Den funfzehnten Abend (dienstags, den 12. Mai) ward Lessings »Freigeist« vorgestellt.

Man kennt ihn hier unter dem Titel des »Beschämten Freigeistes«, weil man ihn von dem Trauerspiele des Hrn. von Brawe, das eben diese Aufschrift führet, unterscheiden wollen. Eigentlich kann man wohl nicht sagen, daß derjenige beschämt wird, welcher sich bessert. Adrast ist auch nicht einzig und allein der Freigeist; sondern es nehmen mehrere Personen an diesem Charakter teil. Die eitle unbesonnene Henriette, der für Wahrheit und Irrtum gleichgültige Lisidor, der spitzbübische Johann sind alles Arten von Freigeistern, die zusammen den Titel des Stücks erfüllen müssen. Doch was liegt an dem Titel? Genug, daß die Vorstellung alles Beifalls würdig war. Die Rollen sind ohne Ausnahme wohl besetzt; und besonders spielt Herr Boek den Theophan mit alle dem freundlichen Anstande, den dieser Charakter erfordert, um dem endlichen Unwillen über die Hartnäckigkeit, mit der ihn Adrast verkennet, und auf dem die ganze Katastrophe beruhet, dagegen abstechen zu lassen.

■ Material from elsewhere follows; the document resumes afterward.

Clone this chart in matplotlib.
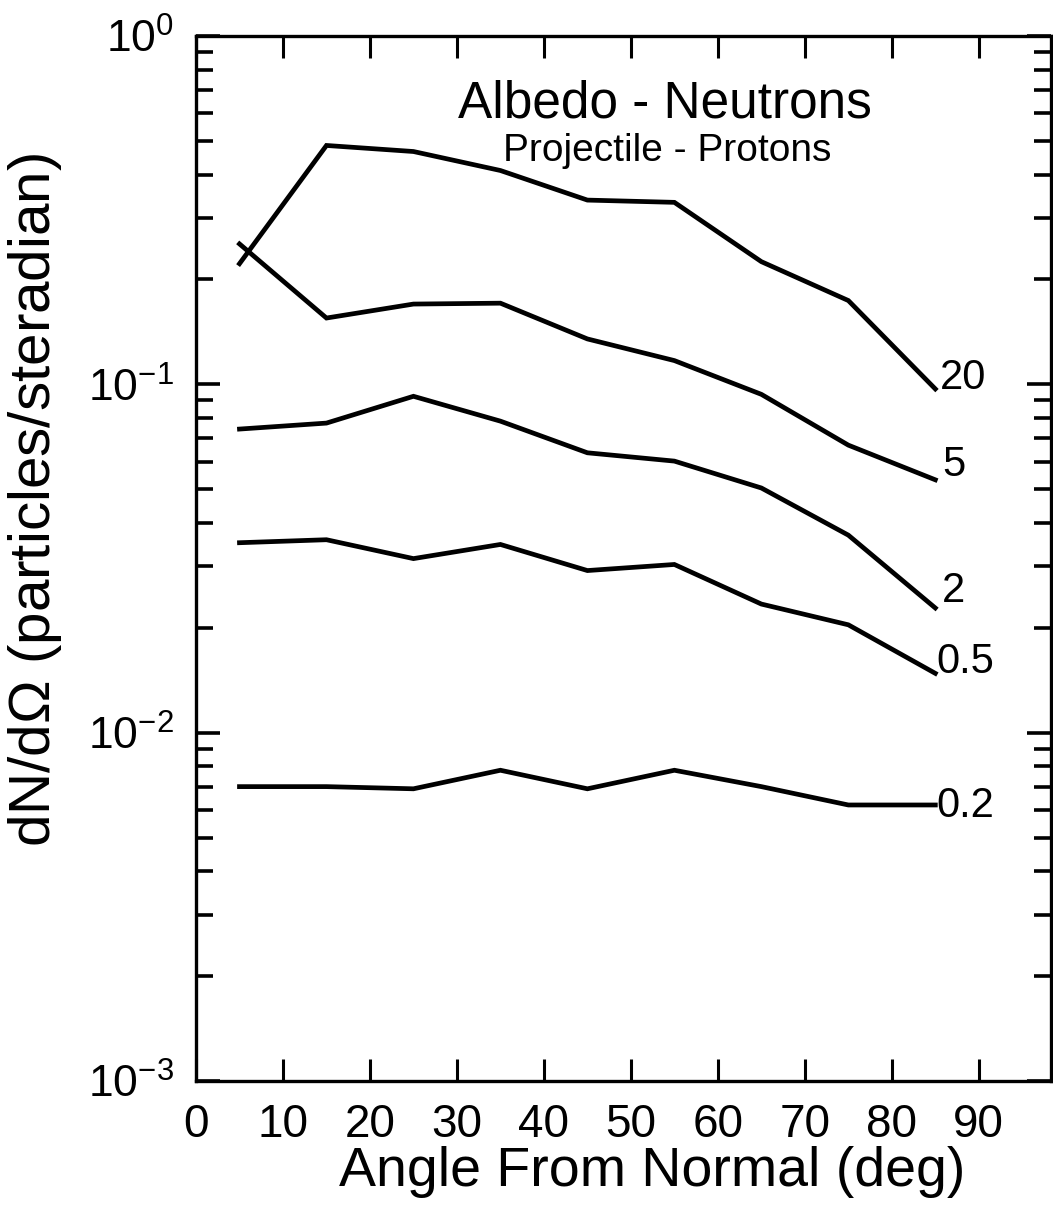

Den Beschluß dieses Abends machte das Schäferspiel des Hrn. Pfeffels: »Der Schatz«.

Dieser Dichter hat sich, außer diesem kleinen Stücke, noch durch ein anders, »Der Eremit«, nicht unrühmlich bekannt gemacht. In den »Schatz« hat er mehr Interesse zu legen gesucht, als gemeiniglich unsere Schäferspiele zu haben pflegen, deren ganzer Inhalt tändelnde Liebe ist. Sein Ausdruck ist nur öfters ein wenig zu gesucht und kostbar, wodurch die ohnedem schon allzu verfeinerten Empfindungen ein höchst studiertes Ansehen bekommen, und zu nichts als frostigen Spielwerken des Witzes werden. Dieses gilt besonders von seinem »Eremiten«, welches ein kleines Trauerspiel sein soll, das man, anstatt der allzu lustigen Nachspiele, auf rührende Stücke könnte folgen lassen. Die Absicht ist recht gut; aber wir wollen vom Weinen doch noch lieber zum Lachen, als zum Gähnen übergehen.